Возникает естественный вопрос: почему Екатерина дает различные варианты упомянутых писем? Неужели она не могла при написании последней записки воспользоваться подлинниками? Или ей было неприятно брать вновь эти документы после всего, что случилось? Остается сделать осторожное предположение, что среди ропшинских документов находится хоть одно из двух упомянутых писем (о чем пойдет разговор ниже).
Следует также предположить, что ряд писем Петра Федоровича был написан уже в Ропше. Так, в цитированном выше письме к Ст.-А. Понятовскому Екатерина II говорит: «Попросил он у меня, впрочем, только свою любовницу, собаку, негра и скрипку, но, боясь [произвести] скандал и усилить брожение среди людей, которые его караулили, я ему послала только три последние вещи»180. Иностранцы добавляют в этот список еще «романы и немецкую Библию»181. Была ли это записка, или просьба передавалась устно – неизвестно. Но императрица откликнулась на нее цитированным выше письмом В.И. Суворову от 30 июня.
Обратимся теперь к воспоминаниям людей, которые близко стояли в то время к Екатерине II и могли знать кое-что об этих письмах: княгини Е.Р. Дашковой и графа Н.И. Панина. Дашкова сообщает, что Петр Федорович написал «два или три письма своей августейшей супруге. В одном из них в очень ясных и точных выражениях содержался отказ от права на корону. Петр III просил императрицу назначить для пребывания с ним нескольких названных им человек; не забыл он упомянуть перечень нужных ему припасов, и в первую очередь бургундское, трубки и табак» (курсив наш. – О. И.)182.
Читая этот текст, невольно задумываешься: к чему относится предложение, начинающееся словами «Петр III просил императрицу»? К другому письму или к тому, что содержало отречение? Видела ли сама Дашкова эти письма, читала ли их? Или она пересказывает то, что услышала от самой Екатерины, а может быть, и от других людей?

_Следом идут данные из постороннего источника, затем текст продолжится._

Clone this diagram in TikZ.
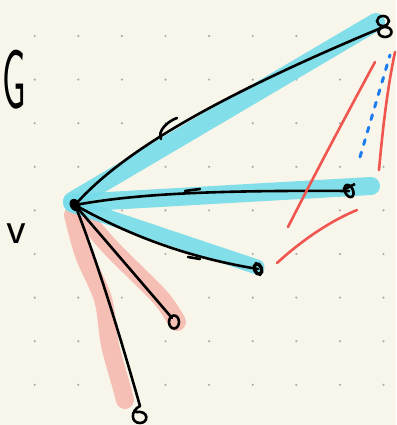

По-видимому, гордость очень честолюбивой княгини, не желавшей точно сказать, что ее «подруга» не дала ей читать письма супруга, к сожалению, не позволила внести в этом деле полную ясность.
Что касается «очень ясных и точных выражений», то подобное заключение можно было сделать, прочитав «Обстоятельный манифест», как и узнать из него о том, что отречение было в форме письма. К чему это привело, можно лучше увидеть из другого перевода этого места в «Записках» Дашковой в издании Н.Д. Чечулина, появившемся в 1907 году (переизданном в 1985 году): «Он написал два или три письма своей августейшей супруге. Я упомяну только то из них, в котором он ясно и определенно формулировал свое отречение от престола. Затем, указав несколько лиц, которых желал бы видеть около себя, он просил императрицу назначить их состоящими при нем и не забыл переименовать, какие припасы хотел бы иметь, между прочим бургундского вина, трубок и табаку»[41] (курсив наш. – О. И.)183.